Mere sasurji pita hain, pati devta hain
Devar chhavi Krishna kee...
It’s the Baabul song where the just-married Pooja (Renuka Shahane) is leaving her parents (Anupam Kher and Reema Lagoo) and sister Nisha (Madhuri Dixit). Sung by Sharda Sinha, it’s also possibly the least-remembered song in Hum Aapke Hain Koun...! but Ravindra Rawal’s lyrics embody the values of Sooraj Barjatya’s magnum opus.
Disparaged as a shaadi video by critics, HAHK — which completed 25 years this August 5 —is a blockbuster because of it. Indians love weddings and the film had the intimacy of a family shaadi video. Over 7 crore people invited themselves to the engagement between Pooja and Rajesh (Mohnish Behl), their wedding with joota chhupai, Pooja’s baby shower, her funeral, all interspersed with the secret love story of Nisha and Rajesh’s brother Prem (Salman Khan), and finally Rajesh’s second marriage to Nisha... oops. It would have happened had the family dog Tuffy (Indian Spitz Redo) not turned up with the incriminating necklace and love letter. Prem and Nisha, who’d chosen Family over Flirtation, get to marry thanks to Tuffy. But even the superdog can’t save the bride from diaper duty.
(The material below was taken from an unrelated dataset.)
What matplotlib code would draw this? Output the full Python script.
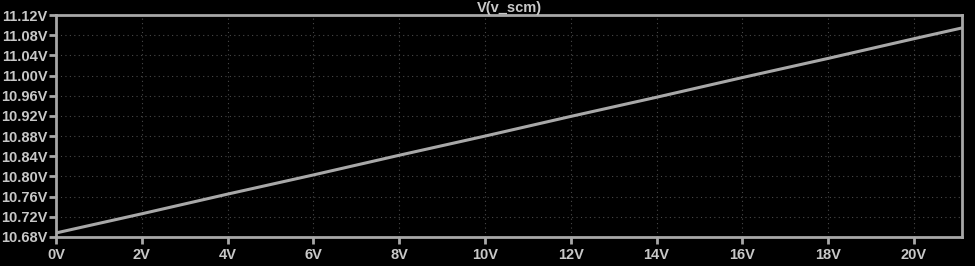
import matplotlib
matplotlib.use("Agg")
import matplotlib.pyplot as plt
import numpy as np
from matplotlib.ticker import FuncFormatter

# sweep values (V)
vin = [0, 2, 4, 6, 8, 10, 12, 14, 16, 18, 20, 21.1]
v_scm = [10.688, 10.726, 10.765, 10.803, 10.842, 10.880, 10.919, 10.957, 10.996, 11.034, 11.073, 11.094]
title = "V(v_scm)"

fg = "#a8a8a8"
txt = "#c8c8c8"

fig = plt.figure(figsize=(9.75, 2.66), dpi=100, facecolor="black")
ax = fig.add_axes([56/975, 1-237/266, (962-56)/975, (237-15)/266])
ax.set_facecolor("black")

ax.plot(vin, v_scm, color=fg, linewidth=2.2)

ax.set_xlim(0, 21.12)
ax.set_ylim(10.68, 11.12)
ax.set_xticks(np.arange(0, 21, 2))
ax.set_yticks(np.arange(10.68, 11.121, 0.04))
ax.xaxis.set_major_formatter(FuncFormatter(lambda v, p: f"{v:.0f}V"))
ax.yaxis.set_major_formatter(FuncFormatter(lambda v, p: f"{v:.2f}V"))

ax.grid(True, color="#484848", linestyle=(0, (1, 3)), linewidth=0.8)
for s in ax.spines.values():
    s.set_color(fg)
    s.set_linewidth(2)
ax.tick_params(colors=fg, labelcolor=txt, length=5, width=2, labelsize=10.5, pad=1)
ax.tick_params(axis="x", pad=3)
for lab in ax.get_xticklabels() + ax.get_yticklabels():
    lab.set_fontweight("bold")
    lab.set_family("Liberation Sans")

fig.text((56+962)/2/975, 1-1/266, title, color=txt, fontsize=10.5, fontweight="bold",
         family="Liberation Sans", ha="center", va="top")

fig.savefig("out.png", dpi=100, facecolor="black")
It’s a traditional yet fun-loving world where a good girl marries a handsome industrialist with everybody’s blessings, gives up painting and salwar kameezes for cooking and saris, discovers a flair for garden cricket, becomes pregnant in the space of a song and dies three songs later, only to have her parents pick her husband for her sister before her own ashes are cold. Another good girl is pampered enough to be able to study computers, read comics, eat chocolates, roller-skate AND reply to catapult with coquetry (Didi tera devar deewana), but sanskari enough to give up her boyfriend at a moment’s notice to play mommy to Munne Raja. Everyone’s nice, including the Muslim family friends and the servant couple. The only mean Mamiji (Bindu is delicious) is cured by a slap from her husband (Ajit Vachani), the film’s most violent moment.
To its credit, the film does have a genuine bear-hug appeal. At a time cable TV showed American couples chewing each other’s lips off, Nisha and Prem flirt with coughs, families eat, sing and pray together. Barjatya binds two weddings and a funeral with a large ensemble cast (Alok Nath, Satish Shah, Himani Shivpuri, Laxmikant Berde, Priya Arun...) where everyone gets a moment and a character, and 14 catchy songs (Raam-Laxman). In the end, you smile even at the dog ex machina.